Data block.
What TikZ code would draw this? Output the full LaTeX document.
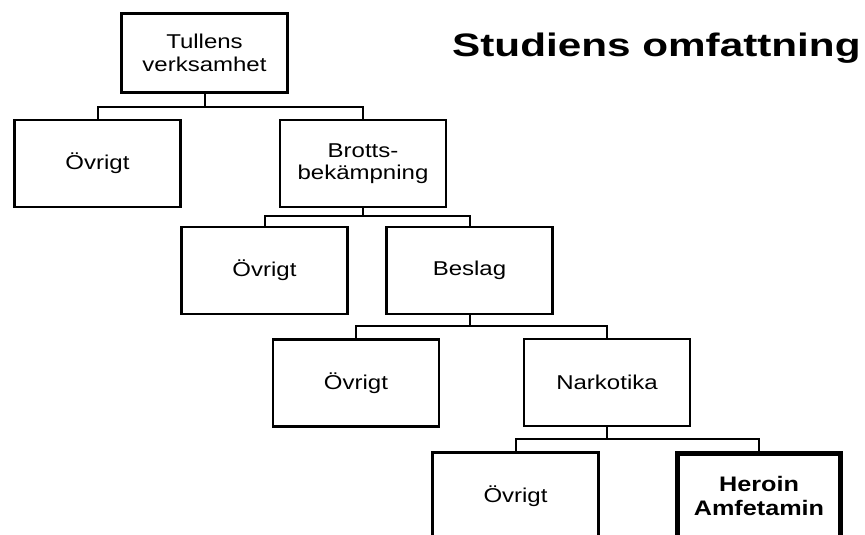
\documentclass[tikz,border=0pt]{standalone}
\usepackage{fontspec}
\setmainfont{Liberation Sans}[FakeStretch=1.2]
\newfontfamily\rubrikfont{Liberation Sans}[FakeStretch=1.3]
\usetikzlibrary{positioning}

\begin{document}
\begin{tikzpicture}[
				x=1pt,y=-1pt,
				box/.style={draw,rectangle,line width=2.8pt,minimum width=166pt,minimum height=87pt,inner sep=0pt,align=center,font=\fontsize{20}{22.5}\selectfont},
				valt/.style={line width=5pt,minimum width=163pt,minimum height=85pt,font=\fontsize{21}{24}\selectfont\bfseries},
				link/.style={line width=2pt}
				]
				\useasboundingbox (0,0) rectangle (865,535);
				\clip (0,0) rectangle (865,535);
				
				\node[box,minimum height=79pt] (tul) at (204.5,53) {Tullens\\verksamhet};
				\node[box] (ov1) at (97.5,163.5) {Övrigt};
				\node[box] (brott) at (363,163.5) {Brotts-\\bekämpning};
				\node[box] (ov2) at (264.5,270.5) {Övrigt};
				\node[box] (beslag) at (469.5,270.5) {Beslag};
				\node[box] (ov3) at (356,383) {Övrigt};
				\node[box] (nark) at (607,382.5) {Narkotika};
				\node[box] (ov4) at (515.5,496) {Övrigt};
				\node[box,valt] (her) at (759,496) {Heroin\\Amfetamin};
				
				% Rubrik
				\node[font=\rubrikfont\fontsize{32.5}{36}\selectfont\bfseries,anchor=base west,inner sep=0pt] (rubrik) at (452,57) {Studiens omfattning};
				
				% Förgreningar
				\draw[link] (tul.south) -- ++(0,13) -| (ov1.north);
				\draw[link] (tul.south) -- ++(0,13) -| (brott.north);
				\draw[link] (brott.south) -- ++(0,8) -| (ov2.north);
				\draw[link] (brott.south) -- ++(0,8) -| (beslag.north);
				\draw[link] (beslag.south) -- ++(0,11) -| (ov3.north);
				\draw[link] (beslag.south) -- ++(0,11) -| (nark.north);
				\draw[link] (nark.south) -- ++(0,12) -| (ov4.north);
				\draw[link] (nark.south) -- ++(0,12) -| (her.north);
				
			\end{tikzpicture}
\end{document}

Task. Print out the lines exactly, skipping any picture.

Reply.
What TikZ code would draw this? Output the full LaTeX document.
\documentclass[tikz,border=0pt]{standalone}
\usepackage{fontspec}
\setmainfont{Liberation Sans}[FakeStretch=1.2]
\newfontfamily\rubrikfont{Liberation Sans}[FakeStretch=1.3]
\usetikzlibrary{positioning}

\begin{document}
\begin{tikzpicture}[
				x=1pt,y=-1pt,
				box/.style={draw,rectangle,line width=2.8pt,minimum width=166pt,minimum height=87pt,inner sep=0pt,align=center,font=\fontsize{20}{22.5}\selectfont},
				valt/.style={line width=5pt,minimum width=163pt,minimum height=85pt,font=\fontsize{21}{24}\selectfont\bfseries},
				link/.style={line width=2pt}
				]
				\useasboundingbox (0,0) rectangle (865,535);
				\clip (0,0) rectangle (865,535);
				
				\node[box,minimum height=79pt] (tul) at (204.5,53) {Tullens\\verksamhet};
				\node[box] (ov1) at (97.5,163.5) {Övrigt};
				\node[box] (brott) at (363,163.5) {Brotts-\\bekämpning};
				\node[box] (ov2) at (264.5,270.5) {Övrigt};
				\node[box] (beslag) at (469.5,270.5) {Beslag};
				\node[box] (ov3) at (356,383) {Övrigt};
				\node[box] (nark) at (607,382.5) {Narkotika};
				\node[box] (ov4) at (515.5,496) {Övrigt};
				\node[box,valt] (her) at (759,496) {Heroin\\Amfetamin};
				
				% Rubrik
				\node[font=\rubrikfont\fontsize{32.5}{36}\selectfont\bfseries,anchor=base west,inner sep=0pt] (rubrik) at (452,57) {Studiens omfattning};
				
				% Förgreningar
				\draw[link] (tul.south) -- ++(0,13) -| (ov1.north);
				\draw[link] (tul.south) -- ++(0,13) -| (brott.north);
				\draw[link] (brott.south) -- ++(0,8) -| (ov2.north);
				\draw[link] (brott.south) -- ++(0,8) -| (beslag.north);
				\draw[link] (beslag.south) -- ++(0,11) -| (ov3.north);
				\draw[link] (beslag.south) -- ++(0,11) -| (nark.north);
				\draw[link] (nark.south) -- ++(0,12) -| (ov4.north);
				\draw[link] (nark.south) -- ++(0,12) -| (her.north);
				
			\end{tikzpicture}
\end{document}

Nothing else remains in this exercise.